Your Largest Teeth
Used for grinding food, molars are the teeth found in the back of your mouth and are usually the final teeth to erupt. Altogether, we have 12 molars, with six molars in each jaw, and three on each side.
Molars are definitely the largest teeth in your mouth! Unlike your front teeth, which are sharp and pointy for biting, your molars have rounded cusps for chewing. Each molar uses two to three roots to anchor itself to your jawbone and keep this strong tooth in place.
Easy as 1, 2, 3
There are three different types of molars:
First Molars — The first molars are often called six-year molars, because of the age you are when the permanent, or adult, molars erupt.
Second Molars — Likewise, these are called 12-year molars. You get the picture! Both first and second molars come in the form of primary and secondary teeth. Once your baby teeth fall out, they will be replaced with permanent first and second molars.
Third Molars — The third molars, or wisdom teeth, are the final molars to come in. You’ll probably start to see wisdom teeth erupt between the ages of 17-21. They’re called wisdom teeth because by the time they erupt, we’re supposed to be old enough to have wisdom. Considering most third molars erupt during the late teens, we think they must have been given this title when people had a shorter lifespan!
If you hear your dentist refer to your tooth as a “maxillary first molar” or “mandibular second molar,” he’s referencing the location of each molar in your mouth. As with any of your teeth, the molars located in your upper jaw are known as maxillary molars. In the lower jaw, they’re called mandibular molars.
How Wise Are You?
Not everyone has their third molars — not that we necessarily need them.
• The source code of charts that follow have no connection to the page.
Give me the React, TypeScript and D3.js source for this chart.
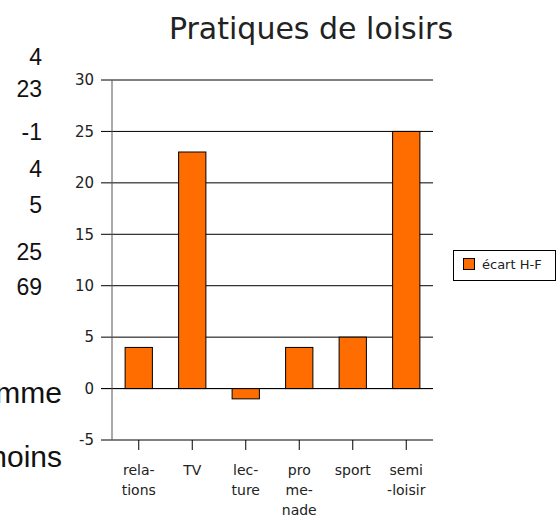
import React, { useEffect, useRef } from 'react';
import * as d3 from 'd3';

// categories (multi-line labels) and the single series
const categories = ['relations', 'TV', 'lecture', 'promenade', 'sport', 'semi-loisir'];
const categoryLines = [['rela-', 'tions'], ['TV'], ['lec-', 'ture'], ['pro', 'me-', 'nade'], ['sport'], ['semi', '-loisir']];
const ecartHF = [4, 23, -1, 4, 5, 25];
const yTicks = [-5, 0, 5, 10, 15, 20, 25, 30];

// spreadsheet cells visible on the left
const sideValues = ['4', '23', '-1', '4', '5', '25', '69'];
const sideWords = ['mme', 'noins'];

const W = 559;
const H = 516;
const font = "'DejaVu Sans', Verdana, sans-serif";

export default function App() {
  const ref = useRef<SVGSVGElement>(null);

  useEffect(() => {
    const svg = d3.select(ref.current);
    svg.selectAll('*').remove();

    // left cells, cut off by the screenshot
    const rowBase = [65, 97, 140, 177, 213, 260, 295];
    svg.append('g')
      .selectAll('text')
      .data(sideValues)
      .enter()
      .append('text')
      .attr('x', 42)
      .attr('y', (d, i) => rowBase[i])
      .attr('text-anchor', 'end')
      .style('font-family', "'Liberation Sans', Arial, sans-serif")
      .style('font-size', '23px')
      .attr('fill', '#111')
      .text(d => d);

    svg.append('g')
      .selectAll('text')
      .data(sideWords)
      .enter()
      .append('text')
      .attr('x', 62)
      .attr('y', (d, i) => [403, 467][i])
      .attr('text-anchor', 'end')
      .style('font-family', "'Liberation Sans', Arial, sans-serif")
      .style('font-size', '30px')
      .attr('fill', '#111')
      .text(d => d);

    const x = d3.scaleBand()
      .domain(categories)
      .range([112, 433])
      .paddingInner(0.49)
      .paddingOuter(0.245);

    const band = d3.scaleBand().domain(categories).range([112, 433]).padding(0);

    const y = d3.scaleLinear().domain([-5, 30]).range([440, 80]);

    // title
    svg.append('text')
      .attr('x', 311)
      .attr('y', 39)
      .attr('text-anchor', 'middle')
      .style('font-family', font)
      .style('font-size', '30px')
      .attr('fill', '#222')
      .text('Pratiques de loisirs');

    // horizontal grid + y ticks
    const grid = svg.append('g');
    grid.selectAll('line')
      .data(yTicks)
      .enter()
      .append('line')
      .attr('x1', 101)
      .attr('x2', 433)
      .attr('y1', d => y(d))
      .attr('y2', d => y(d))
      .attr('stroke', '#000')
      .attr('stroke-width', 1);

    grid.selectAll('text')
      .data(yTicks)
      .enter()
      .append('text')
      .attr('x', 94)
      .attr('y', d => y(d))
      .attr('dy', '0.35em')
      .attr('text-anchor', 'end')
      .style('font-family', font)
      .style('font-size', '15px')
      .attr('fill', '#222')
      .text(d => d);

    // bars
    svg.append('g')
      .selectAll('rect')
      .data(ecartHF)
      .enter()
      .append('rect')
      .attr('x', (d, i) => x(categories[i])!)
      .attr('width', x.bandwidth())
      .attr('y', d => y(Math.max(0, d)))
      .attr('height', d => Math.abs(y(d) - y(0)))
      .attr('fill', '#ff6d00')
      .attr('stroke', '#000')
      .attr('stroke-width', 1);

    // zero line over bars
    svg.append('line')
      .attr('x1', 101).attr('x2', 433)
      .attr('y1', y(0)).attr('y2', y(0))
      .attr('stroke', '#000');

    // y axis line
    svg.append('line')
      .attr('x1', 112).attr('x2', 112)
      .attr('y1', y(30)).attr('y2', y(-5))
      .attr('stroke', '#555');

    // category ticks + labels
    const xa = svg.append('g');
    categories.forEach((c, i) => {
      const cx = band(c)! + band.bandwidth() / 2;
      xa.append('line')
        .attr('x1', cx).attr('x2', cx)
        .attr('y1', y(-5)).attr('y2', y(-5) + 10)
        .attr('stroke', '#000');
      const t = xa.append('text')
        .attr('text-anchor', 'middle')
        .style('font-family', font)
        .style('font-size', '14px')
        .attr('fill', '#222');
      categoryLines[i].forEach((ln, k) => {
        t.append('tspan').attr('x', cx).attr('y', 475 + k * 20).text(ln);
      });
    });

    // legend
    const lg = svg.append('g');
    lg.append('rect')
      .attr('x', 453.5).attr('y', 250.5)
      .attr('width', 102).attr('height', 30)
      .attr('fill', '#fff')
      .attr('stroke', '#000');
    lg.append('rect')
      .attr('x', 463.5).attr('y', 258.5)
      .attr('width', 11).attr('height', 11)
      .attr('fill', '#ff6d00')
      .attr('stroke', '#000');
    lg.append('text')
      .attr('x', 482)
      .attr('y', 269)
      .style('font-family', font)
      .style('font-size', '13px')
      .attr('fill', '#222')
      .text('écart H-F');
  }, []);

  return (
    <svg ref={ref} width={W} height={H} style={{ position: 'absolute', left: 0, top: 0, background: '#fff' }} />
  );
}
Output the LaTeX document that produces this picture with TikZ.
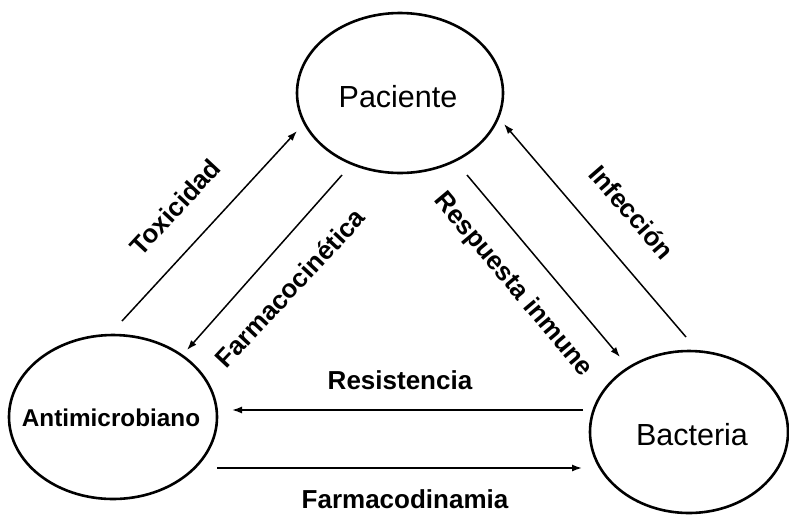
\documentclass[tikz,border=0pt]{standalone}
\usepackage{fontspec}
\setmainfont{Liberation Sans}
\usetikzlibrary{shapes.geometric,arrows.meta}
\begin{document}
\begin{tikzpicture}[x=1pt,y=-1pt,
  ell/.style={draw,ellipse,line width=2.6pt,inner sep=0pt},
  conn/.style={line width=1.5pt,-{Latex[length=10pt,width=7pt]}},
  lbl/.style={font=\fontsize{26}{30}\selectfont\bfseries,inner sep=0pt}]
\useasboundingbox (0,0) rectangle (789,515);
\node[ell,minimum width=206pt,minimum height=160pt] (pac) at (400,93) {};
\node[font=\fontsize{30.5}{34}\selectfont] (pact) at (398,97) {Paciente};
\node[ell,minimum width=208pt,minimum height=164pt] (ant) at (113,417) {};
\node[font=\fontsize{24.3}{28}\selectfont\bfseries] (antt) at (111,418) {Antimicrobiano};
\node[ell,minimum width=198pt,minimum height=162pt] (bac) at (689,432) {};
\node[font=\fontsize{30.5}{34}\selectfont] (bact) at (692,435) {Bacteria};
% endpoints
\coordinate (t1) at (122,321); \coordinate (t2) at (297,131);
\coordinate (f1) at (342,175); \coordinate (f2) at (187,350);
\coordinate (r1) at (467,175); \coordinate (r2) at (620,357);
\coordinate (i1) at (686,337); \coordinate (i2) at (504,124);
\coordinate (s1) at (583,410); \coordinate (s2) at (232,410);
\coordinate (d1) at (217,468); \coordinate (d2) at (582,468);
\draw[conn] (t1) -- (t2);
\draw[conn] (f1) -- (f2);
\draw[conn] (r1) -- (r2);
\draw[conn] (i1) -- (i2);
\draw[conn] (s1) -- (s2);
\draw[conn] (d1) -- (d2);
% labels
\node[lbl,rotate=47] (ltox) at (175,207) {Toxicidad};
\node[lbl,rotate=47] (lfar) at (290,288) {Farmacocinética};
\node[lbl,rotate=-50] (lres) at (513,285) {Respuesta inmune};
\node[lbl,rotate=-49] (linf) at (632,212) {Infección};
\node[lbl] (lresis) at (400,380) {Resistencia};
\node[lbl] (lfd) at (405,499) {Farmacodinamia};
\end{tikzpicture}
\end{document}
Wisdom teeth may have benefited cavemen, but not us! Third molars were once used for chewing tough food. But back in those times, there was plenty of room in people’s mouths for the final set of molars because those that came before usually fell out from tooth decay! Thanks to modern times, we keep our teeth longer and may not even need our third molars.
Take a look in the mirror. Do you see all three molars on each side of your jaw? If you’re over the age of 21 and you only have two, then your wisdom teeth may be impacted. Impacted wisdom teeth can be quite painful and may cause various dental problems. They are usually removed via oral surgery.
The only way to know for sure if your wisdom tooth could cause problems is to see a dentist for a proper diagnosis. A dentist will use X-rays to distinguish any problems with your molar teeth and can prescribe the right dental treatment for you.
On That Note…
It’s important to take care of your molars! Food can easily get stuck between the cusps and sides of your molar teeth, so be sure to brush and floss regularly. And since molars are so large, a tooth filling may not suffice when it comes to treating major cavities, leaving your dentist to repair your molar with a dental crown or dental bridge. If you care about keeping your molars strong, practice excellent oral hygiene and visit the dentist regularly!